§ **Problem details**
The lines beneath this instruction, from the first through the one containing "f2_yticks = [0.0, 0.5, 1.0, 1.5, 2.0, 2.5]", must be transcribed exactly; no other line belongs in the output.

---------- Collected data

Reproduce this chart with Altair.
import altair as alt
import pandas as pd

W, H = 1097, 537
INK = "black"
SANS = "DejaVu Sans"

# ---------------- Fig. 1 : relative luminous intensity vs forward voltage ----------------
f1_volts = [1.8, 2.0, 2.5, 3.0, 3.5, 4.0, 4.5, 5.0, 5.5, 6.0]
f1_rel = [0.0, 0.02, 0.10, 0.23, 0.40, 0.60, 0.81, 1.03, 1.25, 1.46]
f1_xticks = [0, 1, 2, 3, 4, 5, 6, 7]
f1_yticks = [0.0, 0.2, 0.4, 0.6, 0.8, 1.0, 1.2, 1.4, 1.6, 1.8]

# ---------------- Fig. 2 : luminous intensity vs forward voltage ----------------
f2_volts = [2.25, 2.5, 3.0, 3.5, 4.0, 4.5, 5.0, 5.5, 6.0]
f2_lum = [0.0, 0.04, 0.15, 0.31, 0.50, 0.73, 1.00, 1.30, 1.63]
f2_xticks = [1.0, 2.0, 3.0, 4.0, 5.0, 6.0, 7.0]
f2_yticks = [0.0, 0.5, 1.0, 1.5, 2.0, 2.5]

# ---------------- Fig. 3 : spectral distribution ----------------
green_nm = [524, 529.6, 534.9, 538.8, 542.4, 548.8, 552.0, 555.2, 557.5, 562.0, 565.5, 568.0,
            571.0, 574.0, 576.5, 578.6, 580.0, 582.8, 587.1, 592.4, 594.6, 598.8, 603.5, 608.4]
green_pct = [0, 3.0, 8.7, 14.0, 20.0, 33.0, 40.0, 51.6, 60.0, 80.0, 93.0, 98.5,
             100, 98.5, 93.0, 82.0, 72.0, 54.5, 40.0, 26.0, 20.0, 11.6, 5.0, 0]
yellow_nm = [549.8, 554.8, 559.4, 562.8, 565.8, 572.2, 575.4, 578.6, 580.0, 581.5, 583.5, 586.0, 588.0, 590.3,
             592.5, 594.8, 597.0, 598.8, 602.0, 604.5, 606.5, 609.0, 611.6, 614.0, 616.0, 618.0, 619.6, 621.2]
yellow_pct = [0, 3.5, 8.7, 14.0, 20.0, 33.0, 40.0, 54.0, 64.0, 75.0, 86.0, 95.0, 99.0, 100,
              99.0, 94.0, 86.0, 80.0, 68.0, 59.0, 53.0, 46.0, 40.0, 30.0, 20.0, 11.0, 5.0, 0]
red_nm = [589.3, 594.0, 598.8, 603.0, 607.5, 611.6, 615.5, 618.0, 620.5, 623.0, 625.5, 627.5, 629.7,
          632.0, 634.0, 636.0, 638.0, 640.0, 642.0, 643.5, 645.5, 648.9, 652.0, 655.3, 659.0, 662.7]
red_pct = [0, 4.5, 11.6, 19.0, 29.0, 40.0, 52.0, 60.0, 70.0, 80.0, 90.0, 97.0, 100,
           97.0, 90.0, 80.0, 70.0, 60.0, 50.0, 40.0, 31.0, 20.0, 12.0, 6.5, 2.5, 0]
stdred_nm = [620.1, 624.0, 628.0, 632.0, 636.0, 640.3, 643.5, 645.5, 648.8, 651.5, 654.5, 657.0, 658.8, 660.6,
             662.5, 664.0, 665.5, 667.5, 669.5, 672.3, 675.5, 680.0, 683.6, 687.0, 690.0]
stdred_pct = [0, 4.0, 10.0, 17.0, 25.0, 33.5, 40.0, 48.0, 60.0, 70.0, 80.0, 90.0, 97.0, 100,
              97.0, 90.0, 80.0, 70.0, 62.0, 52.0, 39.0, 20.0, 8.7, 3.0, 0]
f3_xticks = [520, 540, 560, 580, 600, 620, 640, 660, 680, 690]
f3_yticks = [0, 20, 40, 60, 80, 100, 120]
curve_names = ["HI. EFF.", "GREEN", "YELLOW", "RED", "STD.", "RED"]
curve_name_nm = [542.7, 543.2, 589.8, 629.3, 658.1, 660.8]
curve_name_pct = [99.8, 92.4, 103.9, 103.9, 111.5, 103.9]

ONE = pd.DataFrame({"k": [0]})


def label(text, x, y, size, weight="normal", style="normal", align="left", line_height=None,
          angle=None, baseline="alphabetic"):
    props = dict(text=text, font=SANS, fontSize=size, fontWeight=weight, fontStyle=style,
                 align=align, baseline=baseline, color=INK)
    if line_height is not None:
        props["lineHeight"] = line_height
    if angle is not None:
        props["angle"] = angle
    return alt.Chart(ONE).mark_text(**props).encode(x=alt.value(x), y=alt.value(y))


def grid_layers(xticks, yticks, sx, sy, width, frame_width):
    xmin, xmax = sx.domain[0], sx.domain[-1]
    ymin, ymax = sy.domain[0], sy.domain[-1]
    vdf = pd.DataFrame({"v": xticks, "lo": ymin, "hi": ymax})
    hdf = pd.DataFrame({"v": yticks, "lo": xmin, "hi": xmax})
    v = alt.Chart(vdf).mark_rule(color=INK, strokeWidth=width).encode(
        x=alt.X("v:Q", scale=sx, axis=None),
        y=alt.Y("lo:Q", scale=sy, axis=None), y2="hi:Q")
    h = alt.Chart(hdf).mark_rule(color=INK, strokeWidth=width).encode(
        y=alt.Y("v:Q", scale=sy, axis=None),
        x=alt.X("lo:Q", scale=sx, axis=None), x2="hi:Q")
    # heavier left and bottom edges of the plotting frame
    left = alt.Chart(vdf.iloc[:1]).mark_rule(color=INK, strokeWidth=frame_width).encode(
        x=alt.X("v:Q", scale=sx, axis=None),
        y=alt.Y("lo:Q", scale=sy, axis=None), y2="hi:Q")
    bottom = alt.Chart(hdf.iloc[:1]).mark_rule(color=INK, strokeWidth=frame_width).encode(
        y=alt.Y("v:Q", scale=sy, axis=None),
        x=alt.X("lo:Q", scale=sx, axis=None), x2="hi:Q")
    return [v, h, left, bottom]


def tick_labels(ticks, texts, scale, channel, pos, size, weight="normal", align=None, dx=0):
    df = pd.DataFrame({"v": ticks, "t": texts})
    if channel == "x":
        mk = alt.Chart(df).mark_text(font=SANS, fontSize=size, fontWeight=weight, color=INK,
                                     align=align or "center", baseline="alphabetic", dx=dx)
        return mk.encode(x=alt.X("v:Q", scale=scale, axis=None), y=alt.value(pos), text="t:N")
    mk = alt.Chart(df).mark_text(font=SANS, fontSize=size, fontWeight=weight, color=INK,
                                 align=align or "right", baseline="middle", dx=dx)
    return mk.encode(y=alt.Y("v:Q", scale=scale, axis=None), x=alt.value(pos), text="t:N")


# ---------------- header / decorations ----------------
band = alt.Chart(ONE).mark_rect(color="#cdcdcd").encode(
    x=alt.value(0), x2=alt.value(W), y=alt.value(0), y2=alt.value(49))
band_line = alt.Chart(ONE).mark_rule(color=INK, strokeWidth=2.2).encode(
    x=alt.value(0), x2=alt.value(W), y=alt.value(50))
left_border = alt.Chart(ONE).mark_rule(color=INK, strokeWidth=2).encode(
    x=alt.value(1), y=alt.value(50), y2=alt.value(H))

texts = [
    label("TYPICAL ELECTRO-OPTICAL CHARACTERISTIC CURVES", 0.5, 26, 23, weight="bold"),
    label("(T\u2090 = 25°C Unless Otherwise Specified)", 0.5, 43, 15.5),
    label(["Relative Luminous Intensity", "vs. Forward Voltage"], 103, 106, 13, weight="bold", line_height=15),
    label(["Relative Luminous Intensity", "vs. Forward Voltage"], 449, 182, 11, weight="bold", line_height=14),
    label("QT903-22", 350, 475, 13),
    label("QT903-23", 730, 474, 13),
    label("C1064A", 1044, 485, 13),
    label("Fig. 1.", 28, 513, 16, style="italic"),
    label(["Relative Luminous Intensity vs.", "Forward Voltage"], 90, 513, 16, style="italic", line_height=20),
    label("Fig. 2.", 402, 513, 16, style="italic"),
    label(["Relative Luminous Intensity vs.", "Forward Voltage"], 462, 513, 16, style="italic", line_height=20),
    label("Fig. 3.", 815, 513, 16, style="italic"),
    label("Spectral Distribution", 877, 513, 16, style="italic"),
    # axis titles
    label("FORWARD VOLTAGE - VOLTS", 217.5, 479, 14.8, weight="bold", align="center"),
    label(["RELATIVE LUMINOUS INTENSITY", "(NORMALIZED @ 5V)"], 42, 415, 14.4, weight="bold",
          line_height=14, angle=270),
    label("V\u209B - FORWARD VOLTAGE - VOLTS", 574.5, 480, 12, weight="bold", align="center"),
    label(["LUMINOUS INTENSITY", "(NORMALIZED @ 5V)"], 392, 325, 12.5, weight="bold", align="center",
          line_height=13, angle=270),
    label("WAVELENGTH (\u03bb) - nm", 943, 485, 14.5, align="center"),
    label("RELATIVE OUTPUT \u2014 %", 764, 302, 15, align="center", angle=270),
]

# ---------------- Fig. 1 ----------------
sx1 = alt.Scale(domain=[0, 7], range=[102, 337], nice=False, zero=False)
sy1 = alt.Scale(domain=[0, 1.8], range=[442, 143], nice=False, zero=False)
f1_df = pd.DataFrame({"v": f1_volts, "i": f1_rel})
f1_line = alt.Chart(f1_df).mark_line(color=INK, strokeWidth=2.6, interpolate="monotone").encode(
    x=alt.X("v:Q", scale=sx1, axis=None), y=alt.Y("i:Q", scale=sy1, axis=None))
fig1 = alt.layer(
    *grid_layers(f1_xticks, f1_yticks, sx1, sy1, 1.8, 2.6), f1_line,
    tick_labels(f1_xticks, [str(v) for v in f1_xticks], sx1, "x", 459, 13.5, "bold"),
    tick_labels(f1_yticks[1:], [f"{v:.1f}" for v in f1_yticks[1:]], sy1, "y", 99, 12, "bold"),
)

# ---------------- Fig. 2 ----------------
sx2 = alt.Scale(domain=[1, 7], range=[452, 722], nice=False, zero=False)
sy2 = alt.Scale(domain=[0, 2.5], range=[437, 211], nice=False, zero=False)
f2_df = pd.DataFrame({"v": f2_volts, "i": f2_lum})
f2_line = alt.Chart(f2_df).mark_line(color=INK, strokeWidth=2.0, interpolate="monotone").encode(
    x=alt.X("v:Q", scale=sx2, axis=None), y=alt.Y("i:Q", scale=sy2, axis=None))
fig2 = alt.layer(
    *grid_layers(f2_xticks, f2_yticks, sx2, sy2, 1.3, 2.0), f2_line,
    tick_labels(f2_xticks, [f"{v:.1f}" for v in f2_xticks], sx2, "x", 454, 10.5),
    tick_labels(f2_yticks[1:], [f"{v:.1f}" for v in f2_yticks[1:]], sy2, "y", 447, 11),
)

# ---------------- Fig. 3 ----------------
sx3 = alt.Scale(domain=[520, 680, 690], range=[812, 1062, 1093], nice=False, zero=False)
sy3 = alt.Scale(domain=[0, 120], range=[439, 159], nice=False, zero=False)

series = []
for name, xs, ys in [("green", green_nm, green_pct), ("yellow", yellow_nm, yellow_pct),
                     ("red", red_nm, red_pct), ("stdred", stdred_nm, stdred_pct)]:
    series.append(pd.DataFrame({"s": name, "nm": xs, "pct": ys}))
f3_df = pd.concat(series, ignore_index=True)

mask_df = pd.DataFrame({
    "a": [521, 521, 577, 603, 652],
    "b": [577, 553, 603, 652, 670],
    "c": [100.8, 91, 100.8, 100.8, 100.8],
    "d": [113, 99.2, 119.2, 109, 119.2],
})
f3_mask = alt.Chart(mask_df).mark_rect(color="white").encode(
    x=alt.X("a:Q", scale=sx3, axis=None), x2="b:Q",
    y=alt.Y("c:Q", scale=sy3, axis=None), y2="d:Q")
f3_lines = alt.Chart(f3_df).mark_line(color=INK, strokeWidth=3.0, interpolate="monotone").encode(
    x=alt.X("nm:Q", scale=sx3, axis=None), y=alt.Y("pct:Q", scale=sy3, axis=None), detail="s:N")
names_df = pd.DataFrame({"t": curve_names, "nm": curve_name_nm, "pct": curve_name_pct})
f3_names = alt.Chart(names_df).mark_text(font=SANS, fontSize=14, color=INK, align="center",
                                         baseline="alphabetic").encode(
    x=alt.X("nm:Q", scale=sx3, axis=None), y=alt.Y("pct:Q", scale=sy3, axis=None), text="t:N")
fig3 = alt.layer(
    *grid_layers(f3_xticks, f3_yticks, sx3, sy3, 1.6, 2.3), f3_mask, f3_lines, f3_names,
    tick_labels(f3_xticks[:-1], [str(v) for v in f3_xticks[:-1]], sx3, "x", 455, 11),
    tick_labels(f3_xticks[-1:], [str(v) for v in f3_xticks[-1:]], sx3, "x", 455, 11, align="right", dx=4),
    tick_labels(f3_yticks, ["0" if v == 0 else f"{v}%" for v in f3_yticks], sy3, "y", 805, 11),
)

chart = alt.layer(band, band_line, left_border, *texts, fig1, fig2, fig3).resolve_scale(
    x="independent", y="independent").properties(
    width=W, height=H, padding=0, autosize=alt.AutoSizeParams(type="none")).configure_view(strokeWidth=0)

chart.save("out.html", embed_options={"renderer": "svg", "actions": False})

--------------------

§ **Response to the exercise**
Reproduce this chart with Altair.
import altair as alt
import pandas as pd

W, H = 1097, 537
INK = "black"
SANS = "DejaVu Sans"

# ---------------- Fig. 1 : relative luminous intensity vs forward voltage ----------------
f1_volts = [1.8, 2.0, 2.5, 3.0, 3.5, 4.0, 4.5, 5.0, 5.5, 6.0]
f1_rel = [0.0, 0.02, 0.10, 0.23, 0.40, 0.60, 0.81, 1.03, 1.25, 1.46]
f1_xticks = [0, 1, 2, 3, 4, 5, 6, 7]
f1_yticks = [0.0, 0.2, 0.4, 0.6, 0.8, 1.0, 1.2, 1.4, 1.6, 1.8]

# ---------------- Fig. 2 : luminous intensity vs forward voltage ----------------
f2_volts = [2.25, 2.5, 3.0, 3.5, 4.0, 4.5, 5.0, 5.5, 6.0]
f2_lum = [0.0, 0.04, 0.15, 0.31, 0.50, 0.73, 1.00, 1.30, 1.63]
f2_xticks = [1.0, 2.0, 3.0, 4.0, 5.0, 6.0, 7.0]
f2_yticks = [0.0, 0.5, 1.0, 1.5, 2.0, 2.5]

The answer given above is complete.